The <embed /> tag also enables you to set any number of optional parameters, which are specific to the plug-in or player program. For instance, the page in Figure 17.1 includes the following:
Figure 17.1 The <embed /> tag embeds multimedia files directly into a Web page in Netscape Navigator and Microsoft Internet Explorer.
<embed src="atune.mid" width="1" height="1" autostart="true" loop="true" hidden="true" />
This causes the music file atune.mid to play whenever the page is displayed. As you can see in Figure 17.2, this has no visual effect on the page whatsoever. (Since this book doesn't have any speakers, you can't hear the auditory effect unless you pull the page up online at http://24hourHTMLcafe.com/hour17/.)
Figure 17.2 If you were looking at this page (from Figure 17.1) on a computer with a sound card and speakers, you would hear the atune.mid file playing.
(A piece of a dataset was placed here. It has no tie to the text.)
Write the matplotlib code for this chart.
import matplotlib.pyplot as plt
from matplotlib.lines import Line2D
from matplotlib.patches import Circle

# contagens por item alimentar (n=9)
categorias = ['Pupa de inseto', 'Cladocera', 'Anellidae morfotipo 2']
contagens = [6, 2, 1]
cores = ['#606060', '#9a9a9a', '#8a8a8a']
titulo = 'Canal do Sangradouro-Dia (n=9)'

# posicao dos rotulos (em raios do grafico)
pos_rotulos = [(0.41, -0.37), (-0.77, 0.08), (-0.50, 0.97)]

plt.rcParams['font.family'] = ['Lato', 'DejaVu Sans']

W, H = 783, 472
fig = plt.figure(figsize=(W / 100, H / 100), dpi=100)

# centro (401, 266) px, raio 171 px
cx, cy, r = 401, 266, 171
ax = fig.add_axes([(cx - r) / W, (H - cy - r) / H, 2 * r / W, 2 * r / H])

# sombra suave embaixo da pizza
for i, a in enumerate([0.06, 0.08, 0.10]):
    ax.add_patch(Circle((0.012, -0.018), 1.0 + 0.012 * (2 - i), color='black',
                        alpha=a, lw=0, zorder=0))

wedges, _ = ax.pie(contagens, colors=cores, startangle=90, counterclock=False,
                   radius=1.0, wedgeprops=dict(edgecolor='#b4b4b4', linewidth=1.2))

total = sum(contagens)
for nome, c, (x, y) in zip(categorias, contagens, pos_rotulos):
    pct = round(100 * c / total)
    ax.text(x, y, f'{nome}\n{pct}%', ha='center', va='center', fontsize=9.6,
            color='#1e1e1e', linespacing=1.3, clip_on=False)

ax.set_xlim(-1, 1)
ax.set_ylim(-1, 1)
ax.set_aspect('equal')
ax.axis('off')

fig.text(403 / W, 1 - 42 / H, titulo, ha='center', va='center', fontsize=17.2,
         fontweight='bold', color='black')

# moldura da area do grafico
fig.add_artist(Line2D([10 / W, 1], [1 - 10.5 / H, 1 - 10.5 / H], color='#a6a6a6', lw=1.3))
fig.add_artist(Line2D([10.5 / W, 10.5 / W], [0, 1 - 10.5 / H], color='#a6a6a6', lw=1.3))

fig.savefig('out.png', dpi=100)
autostart, loop, and hidden are not standard attributes of the <embed /> tag, so the browser simply hands them over to the plug-in program to interpret. autostart="true", loop="true", and hidden="true" are specific to the LiveAudio plug-in that comes built-in to Netscape Navigator 3 and 4. (They tell it to automatically play the sound as soon as it loads, to play it over again each time it finishes, and not to display any controls on the Web page.) If a user has a different AVI plug-in, or no plug-in at all for handling MIDI (Musical Instrument Digital Interface) files, these attributes will do nothing at all. Refer to the Web pages of each plug-in developer for information on the commands that its plug-in will accept as attributes in the <embed /> tag.
If a suitable plug-in can't be found for an <embed /> tag, the Windows 95/98 versions of both Netscape Navigator and Microsoft Internet Explorer may embed an OLE-compliant application (such as the Media Player application that comes with Windows) to play the media file. Therefore, the sound will play successfully in both Netscape Navigator and Microsoft Internet Explorer.